Is the level of assurance provided by the authentication process high enough to meet your risk mitigation requirements? And, from a practical point of view, is the authentication process deployable, usable and cost effective enough to meet business goals?

Practical level of security

In contrast to the military, high value research labs and other highly sensitive locations, many business use cases do not need the most extreme level of security. Yes, they require effective security measures to ensure that the real user of the account is performing the requested actions, but they can’t deploy systems that are onerous and time consuming for users or they risk customer abandonment. They need to balance risk and usability, speed and security.

This is why modern smartphones are a game changer, as they have put powerful biometric technologies into the hands of billions of people. By combining possession of a smartphone (something the customer has) with a biometric (something the customer is), authentication has become scalable for general audience use cases.
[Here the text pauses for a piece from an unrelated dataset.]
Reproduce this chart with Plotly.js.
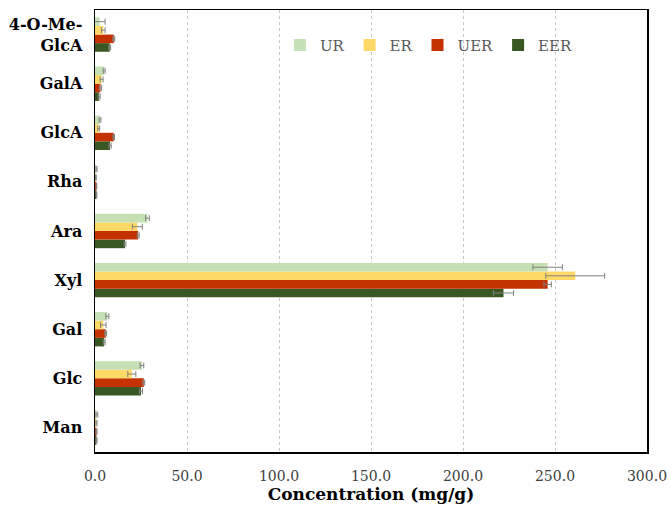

Now, if a transaction needs authentication (such as with SCA), a bank can send a notification to a secure app on a customer’s smartphone. If the notification is confirmed, that’s strong confirmation that the customer has both the device and secure access to the app. While password access to the app would also pass the MFA requirement, logging in with a thumbprint or face scan is much quicker and easier for the customer. Seamless security is the goal, and biometric authentication delivers.

Again, though, it’s crucial to ensure that the original identity is properly verified. After all, if a money launderer, fraudster or other bad actor already has an account, authentication provides no deterrent.

Biometrics in the verification process

Fortunately, biometrics can also be used in the identity verification process. Actually, biometrics was the first form of identity verification, as recognizing a face was how people initially “verified” someone. With the introduction of ID documents, comparing the ID photograph with the person was the accepted method of identity verification.

Now, online processes make in-person identity checks unnecessary. ID document verification uses scans of traditional identity documents, such as a driver’s license or passport, to ascertain if the document is authentic, legitimate and hasn’t been forged or altered in any way.

However, even if the document is real, it doesn’t guarantee that it is possessed by the real owner. That’s why analyzing the information on the document — not just the document itself — is an important contributor to overall identity security.

Additionally, biometrics can be integrated into the identity workflow to make a robust, secure and compliant verification process. This is where that most modern of phenomena — the selfie — comes into play. Using the smartphone camera to take a live picture of the user and comparing that selfie to the ID photograph can help weed out even the most sophisticated of fraudsters.

For the user, the experience is straightforward. Take a picture of their ID document, take a selfie and the process is done.

For the company, the entire workflow is automated. Checking the ID document, checking the ID information and checking the selfie are all done on the back end, using sophisticated AI, API and big data technology.

Using state-of-the-art identity verification and biometric authentication technology and processes is a  tipping point when it comes to doing business online. Delivering a quick and seamless experience for the user, while delivering compliance and security for the provider, is a combination to deliver more online customers in a manner that satisfies all requirements.